SHORT EXERCISE → Exactly as written, write out the lines below from the first to the one containing "import plotly.graph_objects as go", inclusive. Pictures do not belong in the copy.

PROVIDED DATA →
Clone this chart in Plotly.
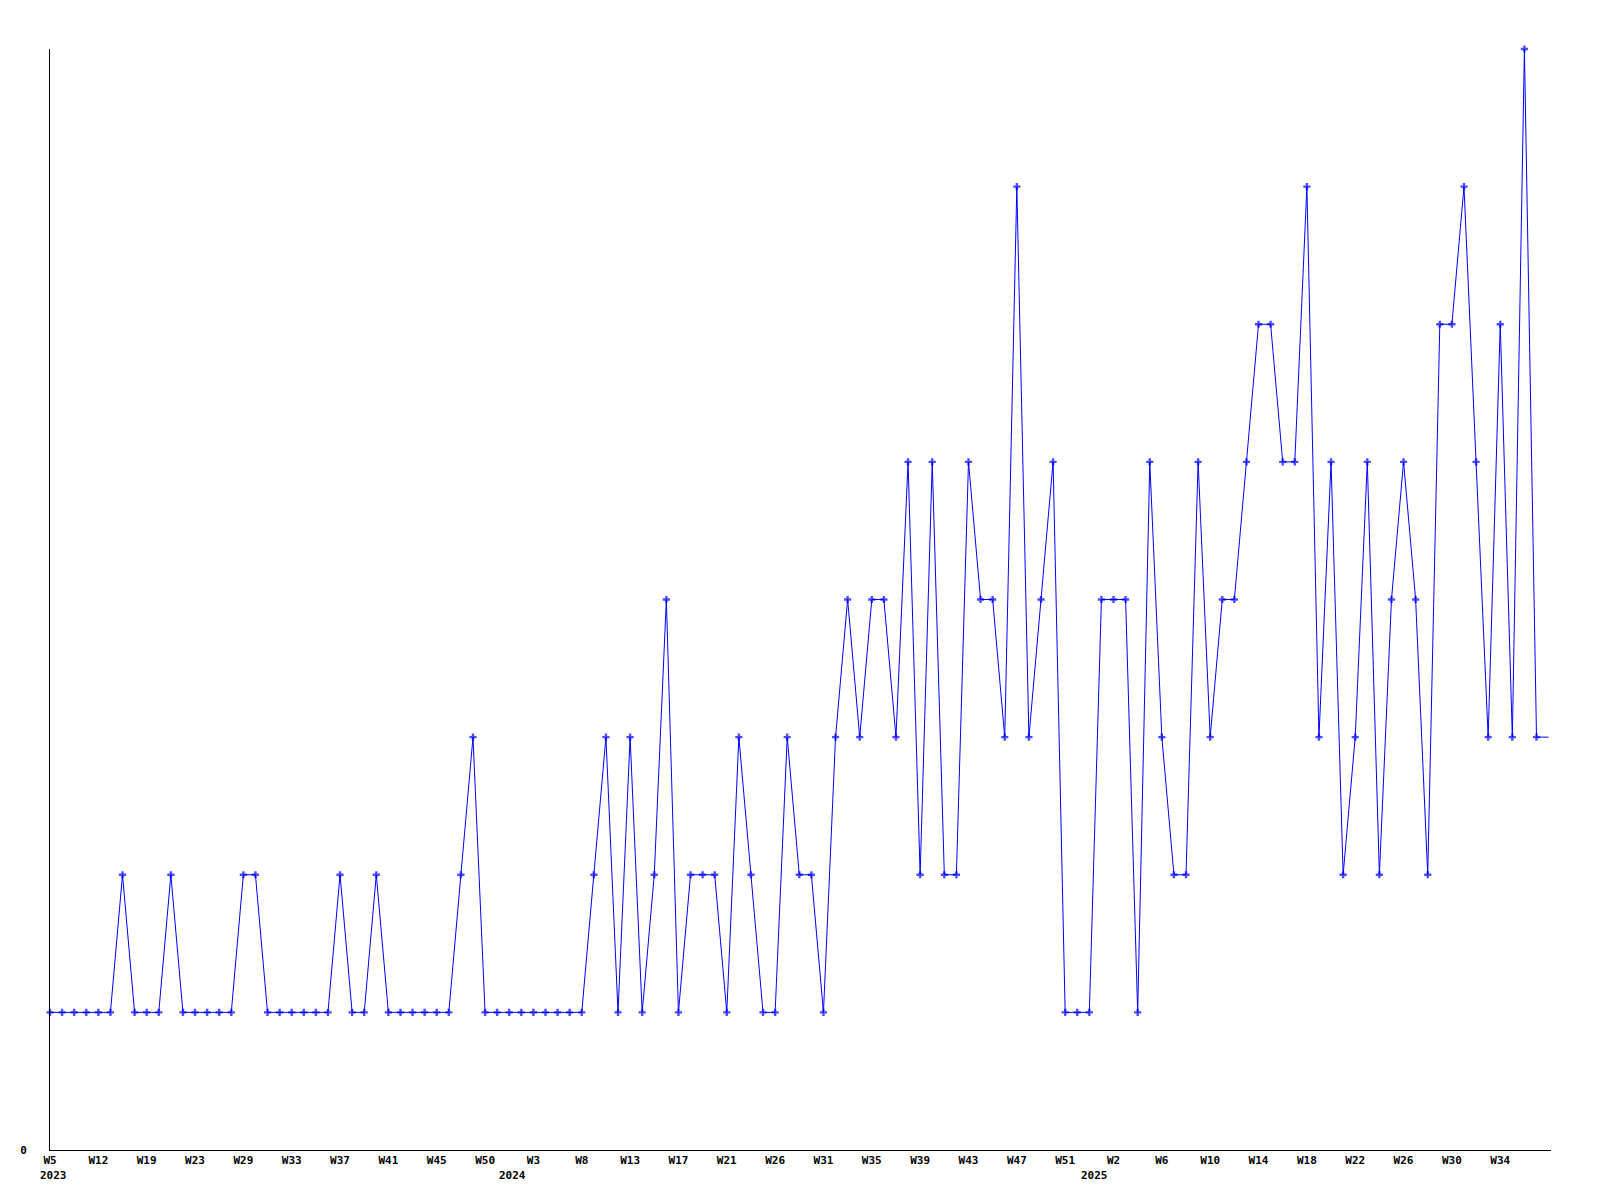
import plotly.graph_objects as go

# ---- data ----
weeks_2023 = [5, 6, 8, 10, 12, 14, 16, 18, 19, 20, 21, 22, 23, 25, 26, 28, 29, 30, 31, 32,
              33, 34, 35, 36, 37, 38, 39, 40, 41, 42, 43, 44, 45, 46, 47, 49, 50, 51, 52]
weeks_2024 = [1, 3, 4, 5, 7, 8, 9, 11, 12, 13, 14, 15, 16, 17, 18, 19, 20, 21, 22, 23,
              25, 26, 27, 28, 30, 31, 32, 33, 34, 35, 36, 37, 38, 39, 40, 41, 42, 43, 44, 45,
              46, 47, 48, 49, 50, 51, 52, 53]
weeks_2025 = list(range(1, 39))

values = [
    1, 1, 1, 1, 1, 1, 2, 1, 1, 1,
    2, 1, 1, 1, 1, 1, 2, 2, 1, 1,
    1, 1, 1, 1, 2, 1, 1, 2, 1, 1,
    1, 1, 1, 1, 2, 3, 1, 1, 1, 1,
    1, 1, 1, 1, 1, 2, 3, 1, 3, 1,
    2, 4, 1, 2, 2, 2, 1, 3, 2, 1,
    1, 3, 2, 2, 1, 3, 4, 3, 4, 4,
    3, 5, 2, 5, 2, 2, 5, 4, 4, 3,
    7, 3, 4, 5, 1, 1, 1, 4, 4, 4,
    1, 5, 3, 2, 2, 5, 3, 4, 4, 5,
    6, 6, 5, 5, 7, 3, 5, 2, 3, 5,
    2, 4, 5, 4, 2, 6, 6, 7, 5, 3,
    6, 3, 8, 3, 3,
]

year_labels = ["2023", "2024", "2025"]

categories = ([f"2023-W{w:02d}" for w in weeks_2023]
              + [f"2024-W{w:02d}" for w in weeks_2024]
              + [f"2025-W{w:02d}" for w in weeks_2025])
week_numbers = weeks_2023 + weeks_2024 + weeks_2025

n_marked = len(values) - 1  # last (current) point drawn without a marker
tick_idx = list(range(0, n_marked, 4))
tickvals = [categories[i] for i in tick_idx]
ticktext = [f"W{week_numbers[i]}" for i in tick_idx]

font_family = "DejaVu Sans Mono"

fig = go.Figure()
fig.add_trace(go.Scatter(
    x=categories,
    y=values,
    mode="lines+markers",
    line=dict(color="#0000ff", width=1),
    marker=dict(symbol="cross", size=[6] * n_marked + [0], color="#0000ff",
                line=dict(width=0)),
    cliponaxis=False,
    showlegend=False,
))

year_anchor = ["2023-W05", "2024-W01", "2025-W01"]
year_shift = [3, -9, -7]
for lab, anc, sh in zip(year_labels, year_anchor, year_shift):
    fig.add_annotation(x=anc, y=0, xref="x", yref="paper", text=lab,
                       showarrow=False, yanchor="top", yshift=-17, xshift=sh,
                       font=dict(family=font_family, size=11, color="black", weight="bold"))

fig.update_layout(
    width=1592, height=1192,
    margin=dict(l=42, r=49, t=41, b=50),
    paper_bgcolor="white", plot_bgcolor="white",
    xaxis=dict(
        type="category",
        range=[0, 124.2],
        tickvals=tickvals, ticktext=ticktext,
        showgrid=False, zeroline=False,
        showline=True, linecolor="black", linewidth=1,
        ticks="", tickangle=0,
        tickfont=dict(family=font_family, size=11, color="black", weight="bold"),
    ),
    yaxis=dict(
        range=[0, 8],
        tickvals=[0], ticktext=["0"],
        showgrid=False, zeroline=False,
        showline=True, linecolor="black", linewidth=1,
        ticks="", ticklabelstandoff=20,
        tickfont=dict(family=font_family, size=11, color="black", weight="bold"),
    ),
)

fig.write_html("out.html")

CORRECT ANSWER →
Clone this chart in Plotly.
import plotly.graph_objects as go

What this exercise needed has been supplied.